A student who plans to undertake graduate study should examine specific requirements of particular graduate programs as early in the undergraduate years as possible. Early consultation with the major adviser and the college’s graduate school advisor is strongly recommended.
Students intending to prepare for postgraduate entrance into law, business or medical school are encouraged to register with Connecticut College pre-law, pre-business or pre-health advisers early in the first-year.
Connecticut College does not recommend a formalized pre-law program of studies because experience demonstrates that the best preparation for law school is a solid liberal arts education that trains minds to think critically, logically and creatively. Recent graduates now enrolled in law schools concentrated in a wide range of liberal arts majors.
A liberal arts education is an ideal gateway to a career in business and finance. Employers in those fields, as well as business schools, prefer applicants who have perfected their oral and written expression, analytical, problem-solving and quantitative abilities, and leadership skills. At Connecticut College, our students gain transferable skills that are key to job searches, graduate school applications and careers, including: financial literacy; interview techniques; professional presentation and communication skills; and leadership experience. Connecticut College students interested in finance, banking and investment strategies also hone their skills and experience outside the classroom through the Peggoty Investment Club, the Women in Finance Series, and the Fast Forward program. The college also has developed strong connection with prominent graduate programs in business and management.
Connecticut College does not recommend a formalized business program of studies because experience demonstrates that the best preparation for a career in business or entry to business school is a solid liberal arts education that trains minds to think critically, logically and creatively. Recent graduates now enrolled in business schools concentration in a wide range of liberal arts majors. However, a new finance minor is being introduced in the fall 2018 semester to include curriculum in accounting, finance, quantitative development, and economics. Students can receive individual career and professional school advising from the pre-business advisers.

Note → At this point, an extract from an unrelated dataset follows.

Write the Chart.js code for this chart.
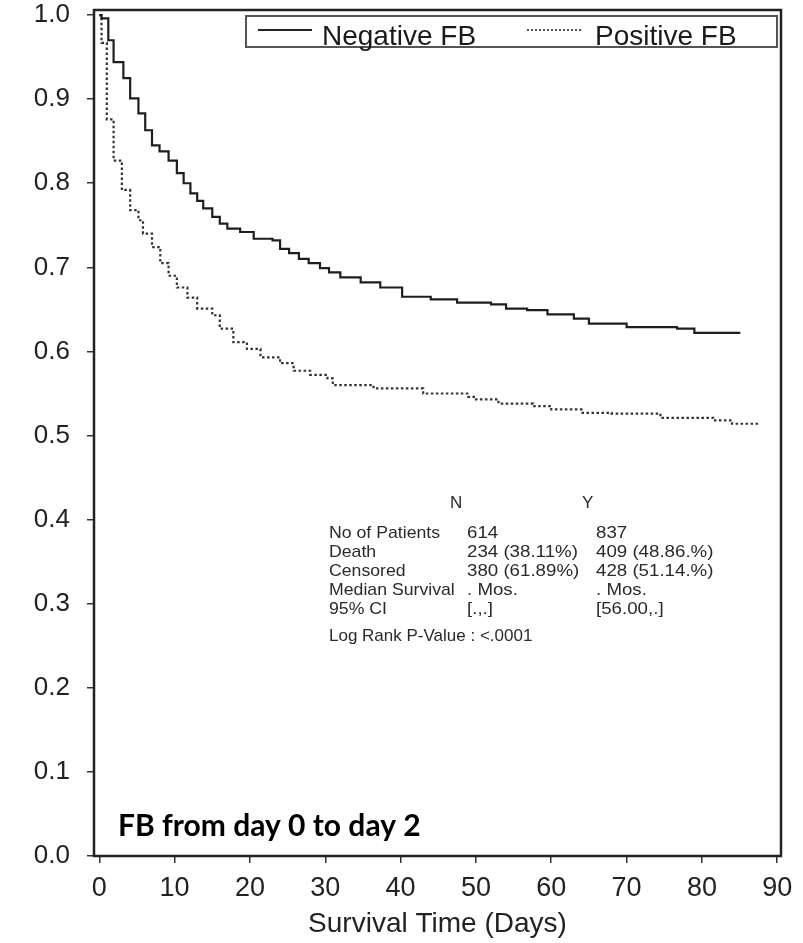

Although medical schools require applicants to present strong academic qualifications in a number of undergraduate sciences, superior performance in a diversified program of liberal arts studies is equally important. The science requirements for medical school can be met by the following courses: biology (two semesters); general chemistry (two semesters); organic chemistry (two semesters); and physics (two semesters). Most medical schools require a year of English (although many accept Writing courses in place of courses in English) and one year of college-level mathematics. Although not required, additional courses in biology, biochemistry, statistics, psychology and sociology will prepare students for the MCAT (Medical College Admission Test) and are strongly recommended. The College pre-health advisers provide guidance in selecting a course of study, gaining relevant shadowing and co-curricular experiences, and preparing for the application process. The other health profession schools (e.g. dental, veterinary, physician assistant) have similar general prerequisites but most have discipline-specific requirements.